Leadership training transforms managers
Deutsche Bank and JP Morgan have embarked on programmes to develop their top people to make the transition from managers to leaders.
Peter Burditt, a former investment banker in London who coaches senior investment bankers on strategic development, says managers create routine and equilibrium while leaders drive change and innovation. Managers have a reactive approach, while leadership demands a more proactive role. Burditt says: "Leadership in investment banking is turning the focus around from having the right answers to whether they are asking the right questions."
At Deutsche Bank, a small global leadership development team runs a programme for the chief executive known as the "spokesman's challenge". Ten heads of global divisions are nominated each year by the executive committee to take part, for six to eight months of the year, while they remain responsible for their existing roles. Mike Maffucci, co-head of the global leadership team based in Frankfurt, says: "The focus of the programme is to take high-potential/high-performing individuals, who have been successful in a divisional context, and give them a taste of what it is like to run multi-business operations."
The programme has been running for five years, and consists of three tranches - a personal development track, action learning and a cadre-building element. Individuals are put into teams and the chief executive gives them an issue to consider. They are supported by leading academics and practitioners, as well as the global leadership development team.
The team's results are presented at an annual senior management conference aimed at the top 200 bankers. This year, three of the six recommendations were endorsed with the remainder sent back to the executive committee for further consideration. Maffucci says: "We are making a serious investment in these people, who could wind up on the group executive committee."
However, in running this programme with the use of outside coaches, Deutsche also takes the risk of introducing some of its best people to new ways of thinking that may not fit in with the institution's own ideas.
As one banker says: "Deutsche's idea of leadership is being a maverick the day before consensus is reached."
At JP Morgan, the Leadership Morgan Chase programme is aimed at the top 2,000 managing directors. It was set up by Bill Harrison, chief executive, who takes two days every month to run it. JP Morgan says it is a "values-driven" programme aimed at senior people, which is not just about profit and loss, but about partnership, communication, integrity and leading from the front.

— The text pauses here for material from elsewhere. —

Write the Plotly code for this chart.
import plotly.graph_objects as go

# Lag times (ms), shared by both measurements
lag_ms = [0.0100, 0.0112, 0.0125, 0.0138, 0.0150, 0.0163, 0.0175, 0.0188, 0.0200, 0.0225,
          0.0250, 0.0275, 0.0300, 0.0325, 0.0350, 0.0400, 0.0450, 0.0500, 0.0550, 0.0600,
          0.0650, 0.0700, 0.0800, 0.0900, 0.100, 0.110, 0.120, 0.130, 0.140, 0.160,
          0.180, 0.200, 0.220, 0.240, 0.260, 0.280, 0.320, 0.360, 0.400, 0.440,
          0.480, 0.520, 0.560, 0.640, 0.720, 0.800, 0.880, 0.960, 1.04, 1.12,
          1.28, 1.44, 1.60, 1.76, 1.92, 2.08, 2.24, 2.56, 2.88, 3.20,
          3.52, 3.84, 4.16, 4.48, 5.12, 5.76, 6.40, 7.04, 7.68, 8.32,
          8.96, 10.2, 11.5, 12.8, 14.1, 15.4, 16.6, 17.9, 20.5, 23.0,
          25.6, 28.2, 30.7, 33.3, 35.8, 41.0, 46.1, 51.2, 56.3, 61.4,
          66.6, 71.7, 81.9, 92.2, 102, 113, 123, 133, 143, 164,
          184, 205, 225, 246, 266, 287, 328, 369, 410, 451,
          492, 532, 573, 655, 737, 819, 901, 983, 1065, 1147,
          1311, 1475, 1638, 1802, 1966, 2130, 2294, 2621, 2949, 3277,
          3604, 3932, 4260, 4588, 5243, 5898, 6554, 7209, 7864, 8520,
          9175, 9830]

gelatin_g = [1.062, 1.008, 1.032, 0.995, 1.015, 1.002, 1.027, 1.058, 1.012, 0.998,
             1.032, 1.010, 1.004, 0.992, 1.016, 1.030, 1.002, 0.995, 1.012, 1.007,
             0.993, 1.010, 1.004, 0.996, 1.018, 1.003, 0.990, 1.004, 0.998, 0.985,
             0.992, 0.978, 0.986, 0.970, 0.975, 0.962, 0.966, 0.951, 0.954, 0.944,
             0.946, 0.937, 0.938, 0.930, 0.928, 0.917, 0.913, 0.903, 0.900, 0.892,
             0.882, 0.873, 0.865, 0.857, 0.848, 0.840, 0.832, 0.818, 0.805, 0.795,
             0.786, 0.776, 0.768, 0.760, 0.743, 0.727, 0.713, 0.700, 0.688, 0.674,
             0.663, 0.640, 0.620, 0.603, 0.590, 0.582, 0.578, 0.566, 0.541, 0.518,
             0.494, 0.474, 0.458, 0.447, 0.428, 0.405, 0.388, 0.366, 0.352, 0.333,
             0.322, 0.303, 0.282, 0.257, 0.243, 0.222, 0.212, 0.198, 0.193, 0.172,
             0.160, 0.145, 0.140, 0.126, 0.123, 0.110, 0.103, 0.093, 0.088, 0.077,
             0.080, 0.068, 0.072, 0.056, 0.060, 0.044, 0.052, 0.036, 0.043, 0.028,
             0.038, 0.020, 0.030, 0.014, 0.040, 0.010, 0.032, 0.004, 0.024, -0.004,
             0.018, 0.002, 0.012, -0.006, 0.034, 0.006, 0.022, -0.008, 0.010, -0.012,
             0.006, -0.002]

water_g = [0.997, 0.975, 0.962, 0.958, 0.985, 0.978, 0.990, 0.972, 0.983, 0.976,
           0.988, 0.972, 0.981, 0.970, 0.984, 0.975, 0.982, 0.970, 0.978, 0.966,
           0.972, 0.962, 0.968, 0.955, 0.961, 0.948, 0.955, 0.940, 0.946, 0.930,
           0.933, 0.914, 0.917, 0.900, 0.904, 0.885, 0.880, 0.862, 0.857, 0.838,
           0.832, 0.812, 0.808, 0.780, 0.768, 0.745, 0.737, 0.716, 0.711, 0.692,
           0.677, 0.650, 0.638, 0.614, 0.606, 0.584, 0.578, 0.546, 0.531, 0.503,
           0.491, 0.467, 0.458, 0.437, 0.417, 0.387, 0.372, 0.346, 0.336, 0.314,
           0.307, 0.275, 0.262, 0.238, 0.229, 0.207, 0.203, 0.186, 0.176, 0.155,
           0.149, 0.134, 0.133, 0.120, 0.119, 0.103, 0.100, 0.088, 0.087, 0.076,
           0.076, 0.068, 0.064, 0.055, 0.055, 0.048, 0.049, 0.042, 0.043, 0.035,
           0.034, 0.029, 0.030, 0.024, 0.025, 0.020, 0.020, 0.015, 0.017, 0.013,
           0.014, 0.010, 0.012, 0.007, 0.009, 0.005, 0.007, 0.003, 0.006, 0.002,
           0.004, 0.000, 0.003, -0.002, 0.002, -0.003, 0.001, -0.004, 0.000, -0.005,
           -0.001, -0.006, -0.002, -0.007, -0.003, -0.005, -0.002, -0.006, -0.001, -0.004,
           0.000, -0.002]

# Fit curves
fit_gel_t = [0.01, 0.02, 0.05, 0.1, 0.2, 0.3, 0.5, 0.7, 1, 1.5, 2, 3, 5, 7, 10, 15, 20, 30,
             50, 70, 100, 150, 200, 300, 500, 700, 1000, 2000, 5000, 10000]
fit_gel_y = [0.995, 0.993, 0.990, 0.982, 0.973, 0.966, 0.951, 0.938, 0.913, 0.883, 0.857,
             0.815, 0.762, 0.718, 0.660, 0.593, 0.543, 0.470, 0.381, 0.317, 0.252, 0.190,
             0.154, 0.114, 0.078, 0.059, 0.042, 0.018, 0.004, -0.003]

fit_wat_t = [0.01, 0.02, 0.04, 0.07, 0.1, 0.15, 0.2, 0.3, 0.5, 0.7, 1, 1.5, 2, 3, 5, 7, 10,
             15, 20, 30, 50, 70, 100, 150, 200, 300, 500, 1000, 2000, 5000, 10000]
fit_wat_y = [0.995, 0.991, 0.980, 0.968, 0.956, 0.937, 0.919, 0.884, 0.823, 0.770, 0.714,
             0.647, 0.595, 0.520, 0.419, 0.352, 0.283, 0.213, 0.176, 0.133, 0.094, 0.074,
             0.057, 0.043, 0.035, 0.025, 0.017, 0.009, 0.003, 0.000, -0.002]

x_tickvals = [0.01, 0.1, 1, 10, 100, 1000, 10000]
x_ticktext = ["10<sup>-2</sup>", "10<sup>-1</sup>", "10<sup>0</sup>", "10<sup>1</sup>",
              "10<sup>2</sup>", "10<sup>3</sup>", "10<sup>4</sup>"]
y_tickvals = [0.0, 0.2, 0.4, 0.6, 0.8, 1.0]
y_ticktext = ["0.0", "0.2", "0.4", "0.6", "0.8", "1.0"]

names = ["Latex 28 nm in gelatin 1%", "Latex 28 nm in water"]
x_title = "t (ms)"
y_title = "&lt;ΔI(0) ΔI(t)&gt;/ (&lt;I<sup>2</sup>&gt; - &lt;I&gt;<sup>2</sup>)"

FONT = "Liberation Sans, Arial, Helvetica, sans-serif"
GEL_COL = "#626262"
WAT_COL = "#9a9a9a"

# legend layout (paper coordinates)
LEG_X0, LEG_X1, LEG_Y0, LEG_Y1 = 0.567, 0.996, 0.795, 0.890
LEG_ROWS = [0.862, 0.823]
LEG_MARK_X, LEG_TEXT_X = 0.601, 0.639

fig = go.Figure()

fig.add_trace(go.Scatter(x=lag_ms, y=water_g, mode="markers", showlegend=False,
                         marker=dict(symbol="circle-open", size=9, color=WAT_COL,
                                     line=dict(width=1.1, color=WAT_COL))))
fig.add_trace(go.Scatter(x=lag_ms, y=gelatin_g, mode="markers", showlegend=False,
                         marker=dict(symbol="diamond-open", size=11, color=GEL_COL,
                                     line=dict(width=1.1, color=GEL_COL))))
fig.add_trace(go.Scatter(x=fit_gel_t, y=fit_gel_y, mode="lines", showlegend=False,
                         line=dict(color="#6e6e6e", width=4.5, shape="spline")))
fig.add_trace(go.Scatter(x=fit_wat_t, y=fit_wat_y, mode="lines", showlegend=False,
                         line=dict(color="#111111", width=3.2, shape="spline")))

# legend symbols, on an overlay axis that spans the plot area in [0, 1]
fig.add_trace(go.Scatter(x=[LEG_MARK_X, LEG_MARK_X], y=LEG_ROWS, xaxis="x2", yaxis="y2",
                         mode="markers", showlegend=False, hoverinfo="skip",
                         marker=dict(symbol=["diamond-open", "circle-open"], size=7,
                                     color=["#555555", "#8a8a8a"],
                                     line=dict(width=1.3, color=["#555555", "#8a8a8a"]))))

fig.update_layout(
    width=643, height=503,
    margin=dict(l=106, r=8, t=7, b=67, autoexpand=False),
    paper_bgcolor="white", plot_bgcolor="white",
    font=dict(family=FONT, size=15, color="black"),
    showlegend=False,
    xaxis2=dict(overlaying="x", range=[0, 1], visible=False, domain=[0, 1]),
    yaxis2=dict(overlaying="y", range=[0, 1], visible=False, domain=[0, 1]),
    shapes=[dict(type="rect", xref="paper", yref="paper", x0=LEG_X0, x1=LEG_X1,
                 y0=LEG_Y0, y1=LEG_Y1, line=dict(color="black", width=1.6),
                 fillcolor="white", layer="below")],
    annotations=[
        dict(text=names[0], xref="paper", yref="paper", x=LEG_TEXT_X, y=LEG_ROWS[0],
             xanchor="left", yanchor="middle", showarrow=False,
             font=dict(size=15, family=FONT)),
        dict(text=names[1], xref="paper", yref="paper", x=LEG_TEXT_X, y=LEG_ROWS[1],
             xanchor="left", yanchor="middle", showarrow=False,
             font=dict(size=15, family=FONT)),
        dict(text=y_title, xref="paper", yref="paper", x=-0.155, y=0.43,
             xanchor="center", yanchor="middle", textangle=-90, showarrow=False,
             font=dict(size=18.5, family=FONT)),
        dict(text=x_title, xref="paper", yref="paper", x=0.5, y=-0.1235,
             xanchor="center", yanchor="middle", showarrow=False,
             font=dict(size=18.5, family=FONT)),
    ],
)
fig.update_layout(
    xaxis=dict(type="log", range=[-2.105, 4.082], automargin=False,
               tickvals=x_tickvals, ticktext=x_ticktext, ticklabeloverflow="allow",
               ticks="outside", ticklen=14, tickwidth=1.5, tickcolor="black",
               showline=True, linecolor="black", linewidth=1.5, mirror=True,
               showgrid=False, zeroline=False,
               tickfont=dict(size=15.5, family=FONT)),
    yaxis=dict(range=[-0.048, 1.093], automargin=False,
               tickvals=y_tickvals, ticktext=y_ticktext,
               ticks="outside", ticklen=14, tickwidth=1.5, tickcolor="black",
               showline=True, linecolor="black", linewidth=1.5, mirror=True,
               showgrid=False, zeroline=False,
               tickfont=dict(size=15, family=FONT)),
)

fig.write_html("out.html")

Tom Smith, New York-based managing director in charge of recruitment and development in investment banking in the US and Europe, the Middle East and Africa, says: "When people discuss leadership issues with the chief executive, and hear about his own experiences, they undergo a transformation. We have modelled our programme on what Jack Welch did at GE and it really works."
The bank invites recognised leaders in their sphere to discuss their experiences with the group. They have included Rudy Giuliani, the ex-mayor of New York, Gill Marcus, deputy governor of the Reserve Bank of South Africa, Stelios Haji-Ioannou, chairman of EasyJet, and Dame Stella Rimington, the former director-general of the UK's MI5 intelligence service.

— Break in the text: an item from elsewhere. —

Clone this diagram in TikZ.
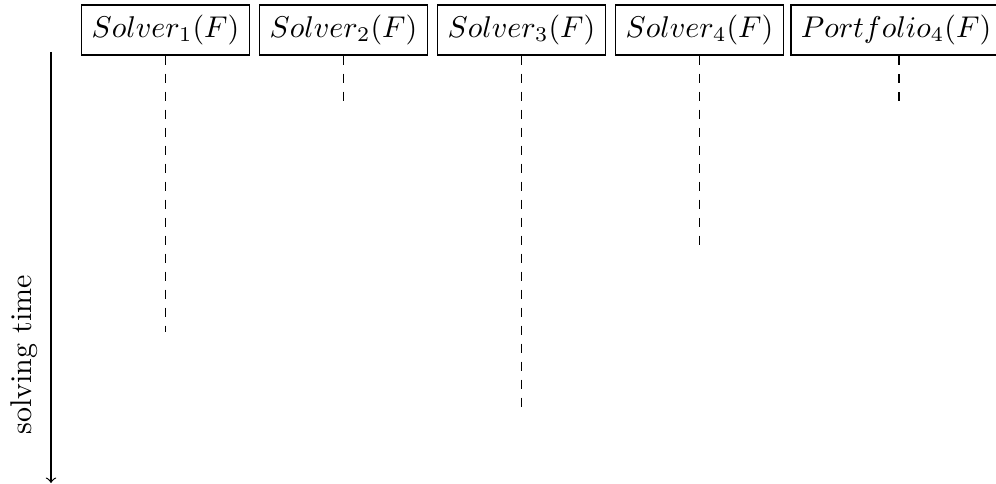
\documentclass[tikz,border=0pt]{standalone}
\begin{document}
\begin{tikzpicture}[x=0.3333pt,y=-0.3333pt,
  solverbox/.style={draw,line width=0.4pt,minimum height=16pt,inner sep=3.33pt},
  portbox/.style={draw,line width=0.8pt,minimum height=16pt,inner sep=3.33pt},
  life/.style={dashed,line width=0.4pt},
  lifethick/.style={dashed,line width=0.8pt}]
\useasboundingbox (0,0) rectangle (996,484);
\node[solverbox] (s1) at (165.5,30) {$Solver_1(F)$};
\node[solverbox] (s2) at (343.5,30) {$Solver_2(F)$};
\node[solverbox] (s3) at (521.5,30) {$Solver_3(F)$};
\node[solverbox] (s4) at (699.5,30) {$Solver_4(F)$};
\node[portbox] (p) at (896,30) {$Portfolio_4(F)$};
\coordinate (e1) at (165.5,332);
\coordinate (e2) at (343.5,105);
\coordinate (e3) at (521.5,408);
\coordinate (e4) at (699.5,253);
\coordinate (ep) at (899,105);
\draw[life] (s1.south) -- (e1);
\draw[life] (s2.south) -- (e2);
\draw[life] (s3.south) -- (e3);
\draw[life] (s4.south) -- (e4);
\draw[lifethick] (p.south -| ep) -- (ep);
\coordinate (t0) at (51,52);
\coordinate (t1) at (51,483);
\draw[->,line width=0.4pt] (t0) -- (t1);
\node[rotate=90] (lab) at (24,355) {solving time};
\end{tikzpicture}
\end{document}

Started 18 months ago, the programme will have gone through the entire global population of managing directors at JP Morgan by the end of the year. Smith says: "It's about the people at the top understanding that we all speak the same language."
Most of the programme has been run in the US, and Smith concedes that Europeans tended to be more wary about leadership coaching. He says: "Going in, the perception was that this was very American and a bit of a sheep-dip, but coming out they were much more enthusiastic at the last session we had in Europe. The access to Harrison and the executive committee, which will field any question on leadership, makes the programme's success."
JP Morgan says the programme must be seen alongside the 360-degree appraisal processes as well as one-to-one coaching within the organisation to measure its true impact. All newly promoted managing directors have one-to-one sessions with the chief executive. From September 2003, vice-presidents worldwide will go on a one-day course, this time run by managing directors
Defining the values at the top level of financial institutions is "the oil that runs the machine", says Smith. At a time when reputational risk is increasingly a minefield for investment banks, it seems likely that the value of such internal courses will be more widely appreciated.